Comments

1
Yay!

Now make a rum.
2
Is there a Washington version of Applejack? THERE SHOULD BE.
3
What's unclear still is wheather the 51% rule for locally grown ingredients is on a per/label basis or per/distillery. If it's per/label, then no rum unless you can conjure something up from Washington-grown sugar beets. If those beats are grown here, but processed into sugar, say, in New Jersey and your molases comes from New Jersey, it's considered locally-grown. Same thing with grain grown here, but shipped elsewhere for malting. Also unclear is how the LCB enforces this. Maybe it doesn't. I dunno. Anyone wanna start a distillery with me?!
4
@3, you're right. I hadn't thought of that. I got carried away because I like rum. It has to be from sugarcane or molasses. There's a guy in Tennessee who tried to get permission to make rum from sorghum but the Feds said no -- he could make it, but he couldn't call it rum. He buys in his molasses -- Tennessee apparently has no local content rule.
5
@2, you can make your own applejack. Freeze hard cider and keep straining out the slushy ice that forms. That ice is pure water, which leaves increasingly strong applejack behind.

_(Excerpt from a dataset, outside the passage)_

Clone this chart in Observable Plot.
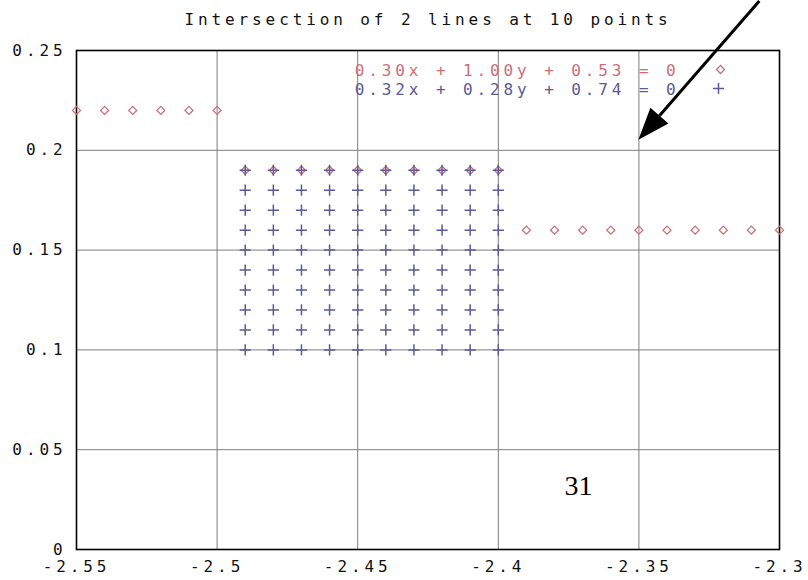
<!DOCTYPE html>
<html>
<head>
<meta charset="utf-8">
<script src="https://cdn.jsdelivr.net/npm/d3@7"></script>
<script src="https://cdn.jsdelivr.net/npm/@observablehq/plot@0.6"></script>
<style>
  html, body { margin: 0; padding: 0; background: #fff; }
</style>
</head>
<body>
<div id="chart"></div>
<script>
// Axis ticks and their printed labels
const xTicks = [-2.55, -2.5, -2.45, -2.4, -2.35, -2.3];
const xTickLabels = ["-2.55", "-2.5", "-2.45", "-2.4", "-2.35", "-2.3"];
const yTicks = [0, 0.05, 0.1, 0.15, 0.2, 0.25];
const yTickLabels = ["0", "0.05", "0.1", "0.15", "0.2", "0.25"];

const titleText = ["Intersection of 2 lines at 10 points"];
const seriesNames = ["0.30x + 1.00y + 0.53 = 0", "0.32x + 0.28y + 0.74 = 0"];
const seriesColors = ["#cc6e7a", "#5a5a98"];

// Line 1 (diamonds): sampled points of the first line
const line1X = [-2.55, -2.54, -2.53, -2.52, -2.51, -2.50,
                -2.49, -2.48, -2.47, -2.46, -2.45, -2.44, -2.43, -2.42, -2.41, -2.40,
                -2.39, -2.38, -2.37, -2.36, -2.35, -2.34, -2.33, -2.32, -2.31, -2.30];
const line1Y = [0.22, 0.22, 0.22, 0.22, 0.22, 0.22,
                0.19, 0.19, 0.19, 0.19, 0.19, 0.19, 0.19, 0.19, 0.19, 0.19,
                0.16, 0.16, 0.16, 0.16, 0.16, 0.16, 0.16, 0.16, 0.16, 0.16];

// Line 2 (pluses): a block of columns by rows
const line2Cols = [-2.49, -2.48, -2.47, -2.46, -2.45, -2.44, -2.43, -2.42, -2.41, -2.40];
const line2Rows = [0.10, 0.11, 0.12, 0.13, 0.14, 0.15, 0.16, 0.17, 0.18, 0.19];

// Annotation arrow (tail -> tip) and page number
const arrowTail = [-2.307, 0.2745];
const arrowTip = [-2.35, 0.205];
const pageNumber = ["31"];
const pageNumberAt = [-2.3715, 0.032];

const line1 = line1X.map((x, i) => ({x, y: line1Y[i]}));
const line2 = line2Cols.flatMap(x => line2Rows.map(y => ({x, y})));
const arrow = [{x1: arrowTail[0], y1: arrowTail[1], x2: arrowTip[0], y2: arrowTip[1]}];

// Draws a thick line ending in a filled triangular head
function filledArrow(index, scales, values, dimensions, context) {
  const g = d3.create("svg:g");
  for (const i of index) {
    const d = arrow[i];
    const x1 = scales.x(d.x1), y1 = scales.y(d.y1);
    const x2 = scales.x(d.x2), y2 = scales.y(d.y2);
    const a = Math.atan2(y2 - y1, x2 - x1);
    const L = 32, W = 12;
    const bx = x2 - L * Math.cos(a), by = y2 - L * Math.sin(a);
    const px = -Math.sin(a) * W, py = Math.cos(a) * W;
    g.append("line")
      .attr("x1", x1).attr("y1", y1).attr("x2", bx).attr("y2", by)
      .attr("stroke", "#000").attr("stroke-width", 3);
    g.append("path")
      .attr("d", `M${x2},${y2}L${bx + px},${by + py}L${bx - px},${by - py}Z`)
      .attr("fill", "#000");
  }
  return g.node();
}

// Small inward tick marks along the frame edges
function frameTicks(index, scales, values, dimensions, context) {
  const g = d3.create("svg:g").attr("stroke", "#000").attr("stroke-width", 1.2);
  const {marginLeft: l, marginTop: t, width, height, marginRight: r, marginBottom: b} = dimensions;
  const right = width - r, bottom = height - b;
  for (const v of xTicks.slice(1, -1)) {
    const x = scales.x(v);
    g.append("line").attr("x1", x).attr("x2", x).attr("y1", bottom).attr("y2", bottom - 7);
    g.append("line").attr("x1", x).attr("x2", x).attr("y1", t).attr("y2", t + 7);
  }
  for (const v of yTicks.slice(1, -1)) {
    const y = scales.y(v);
    g.append("line").attr("x1", l).attr("x2", l + 7).attr("y1", y).attr("y2", y);
    g.append("line").attr("x1", right).attr("x2", right - 7).attr("y1", y).attr("y2", y);
  }
  return g.node();
}

const chart = Plot.plot({
  width: 808,
  height: 580,
  marginLeft: 76,
  marginRight: 29,
  marginTop: 50,
  marginBottom: 31,
  style: {
    fontFamily: "'DejaVu Sans Mono', monospace",
    fontSize: "16px",
    letterSpacing: "3.9px",
    color: "#111",
    background: "#fff",
    overflow: "visible"
  },
  x: {domain: [-2.55, -2.3]},
  y: {domain: [0, 0.25]},
  marks: [
    Plot.gridX(xTicks, {stroke: "#7e7e7e", strokeOpacity: 1}),
    Plot.gridY(yTicks, {stroke: "#7e7e7e", strokeOpacity: 1}),
    Plot.axisX(xTicks, {
      anchor: "bottom", tickSize: 0, tickPadding: 11, label: null,
      tickFormat: d => xTickLabels[xTicks.indexOf(d)]
    }),
    Plot.axisY(yTicks, {
      anchor: "left", tickSize: 0, tickPadding: 10, label: null,
      tickFormat: d => yTickLabels[yTicks.indexOf(d)]
    }),
    Plot.frame({stroke: "#000", strokeWidth: 1.6}),
    Plot.dot([0], {render: frameTicks}),
    Plot.dot(line1, {x: "x", y: "y", symbol: "diamond2", r: 3.6, stroke: seriesColors[0], strokeWidth: 1.3, clip: false}),
    Plot.dot(line2, {x: "x", y: "y", symbol: "plus", r: 3.7, stroke: seriesColors[1], strokeWidth: 1.5}),
    Plot.text(titleText, {frameAnchor: "top", dy: -37, fill: "#111"}),
    Plot.text([seriesNames[0]], {frameAnchor: "top-right", dx: -100, dy: 14, textAnchor: "end", fill: seriesColors[0]}),
    Plot.text([seriesNames[1]], {frameAnchor: "top-right", dx: -100, dy: 33, textAnchor: "end", fill: seriesColors[1]}),
    Plot.dot([seriesNames[0]], {frameAnchor: "top-right", dx: -59, dy: 19, symbol: "diamond2", r: 3.6, stroke: seriesColors[0], strokeWidth: 1.3}),
    Plot.dot([seriesNames[1]], {frameAnchor: "top-right", dx: -61, dy: 38, symbol: "plus", r: 3.7, stroke: seriesColors[1], strokeWidth: 1.5}),
    Plot.link(arrow, {x1: "x1", y1: "y1", x2: "x2", y2: "y2", render: filledArrow}),
    Plot.text(pageNumber, {
      x: () => pageNumberAt[0], y: () => pageNumberAt[1],
      fontFamily: "'Liberation Serif', serif", fontSize: 28, fill: "#000",
      render: (index, scales, values, dimensions, context, next) => {
        const g = next(index, scales, values, dimensions, context);
        g.style.letterSpacing = "0px";
        return g;
      }
    })
  ]
});

document.getElementById("chart").appendChild(chart);
</script>
</body>
</html>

This is in fact the difference between applejack and apple brandy (which is distilled).
6
Small Hessian farmers planted medieval berry bushes, waited years for them to mature, and created organic fruit schnapps that were delicious and both exotic and extremely local. Local pubs charged around 12 euros per shot, what with Germany's extremely low liquor taxes.
7
@5: The ice is not pure water. It is mostly water, but still weak cider, with a much lower proportion of alcohol, sugar, and fusel oils than the portion that doesn't freeze. Look up fractional freezing sometime.
8
@7: "Fusel"? That's German for cheap bad liquor. And the nickname of a friend in the greatest bar in the world (spiekerscorner.de).